Mais para frente em sua carreira literária, Victor Hugo continua com esta estética romântica marcada pelo social. De falar de problemas sociais e culturais de diversas formas. Fez isso em obras como “Notre Dame de Paris” (“ou “O corcunda de Notre Dame”) e “Os trabalhadores do mar”. Porém isso se tornou mais acentuado e visível em sua principal obra: “Os miseráveis”. Nela, conseguiu criar personagens marcantes numa trama igualmente marcante. Cada personagem trazendo aspectos e características importantes dos tipos sociais que representavam. O que não significa dizer que tais personagens sejam realistas ou representem um jeito humano. São muito mais idealizações, figuras que reúnem características presentes em diversos dos tipos humanos que representam. O exemplo do cruel casal Thénardier, representaria certa ralé, que é miserável, passa muitas dificuldades e responde isto sendo cruel. Passando outros para trás e maltratando quem podem, como a pequena Cosette na obra. Além de serem interessados apenas em dinheiro. Não são muito factíveis como seres humanos, mas remetem a aspectos que podem ser encontrados em vários.
Porém, nesta obra, talvez, o personagem que mais se destaca para o levantamento de aspectos sociais, bem como o enquadramento romântico dado, seja o inspetor de polícia Javert. Que em si, como personagem é pouco factível, mas traz a complexidade e os meandros da justiça. Não como justiceiro admirável que cumpre a lei e faz o que os outros deveriam fazer, como se fosse algum precursor dos super heróis, mas como alguém que leva a justiça às últimas consequências, não sabendo ver e avaliar momentos. Ele aplica invariavelmente a justiça, sempre prezando por ela independentemente do que acontecer. Levando a justiça desta forma, não se constitui como um salvador ou como um protetor, mas como alguém que persegue muitas vezes, prejudicando diversas pessoas.
Javert materializa isto na obra durante os anos que passa perseguindo Jean Valjean, pelos crimes que o antigo condenado já havia pagado. Mas para Javert Jean seria um criminoso permanente, o qual não seria mais limpo. Em seu senso e visão de justiça, deveria persegui-lo e prendê-lo. Criou este senso baseado muito em si mesmo. Filho de prostituta e de um condenado nas galés sentia forte vergonha, se vendo como cria de um meio ruim. Por isso, teria desenvolvido o aspecto de justiça. Tal sentimento se encontra num dilema insuperável para si quando, durante uma rebeldia de estudantes, é capturado e feito prisioneiro por eles. De lá, é salvo por Jean Valjean, que o liberta. Fora libertado pelo homem que passara tanto tempo perseguindo. Neste momento, se o prendesse demonstraria ingratidão. Se não prendesse, falharia com a justiça. Não vendo solução possível, comente suicídio se atirando no rio Sena.

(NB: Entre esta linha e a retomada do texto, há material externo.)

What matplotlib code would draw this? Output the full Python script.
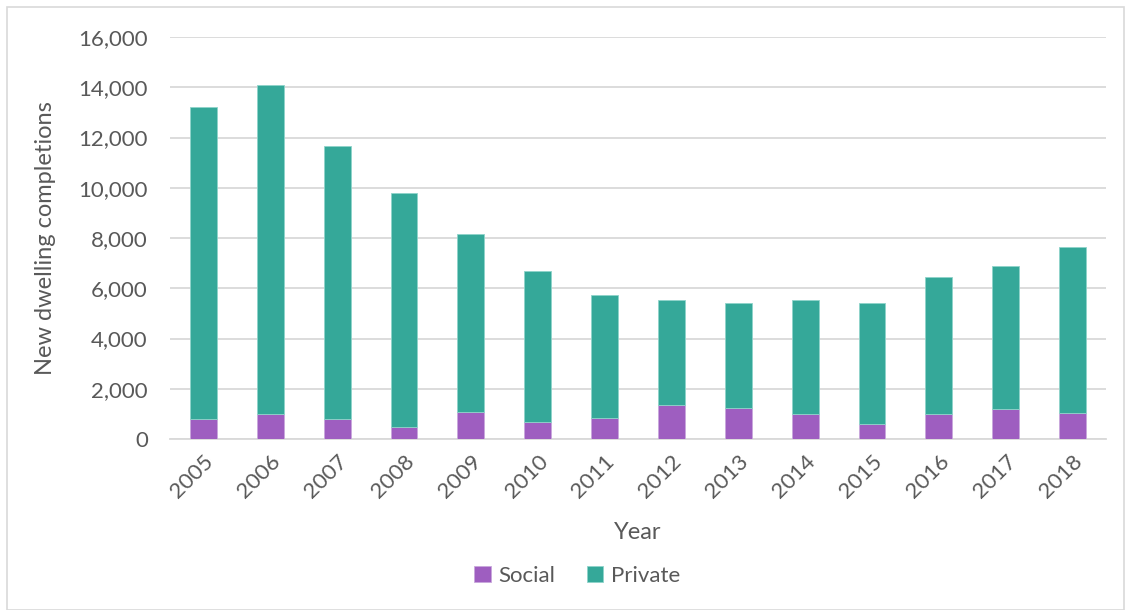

O personagem em si possui este aspecto de pouco provável na medida em que comete ações que poucos fariam na vida real. Tanto pela razão de seu suicídio quanto pela maneira de conduzir a justiça. Pois, além de muitos policiais reais serem corruptos, a justiça em si possui muito mais meandros e nuances, que não a deixa desta maneira. O romantismo toma aqui sua forma social, marcado por uma visão exagerada e sentimental em cima de aspectos reais e coisas existentes. Victor Hugo consagrou um personagem que levanta a justiça em um nível abstrato e total, a colocando em um nível forte demais. Também assim denunciando questões sociais. Javert é por isso esse personagem marcante, mostrando e representando a justiça em suas contradições, regado pela força da estética romântica.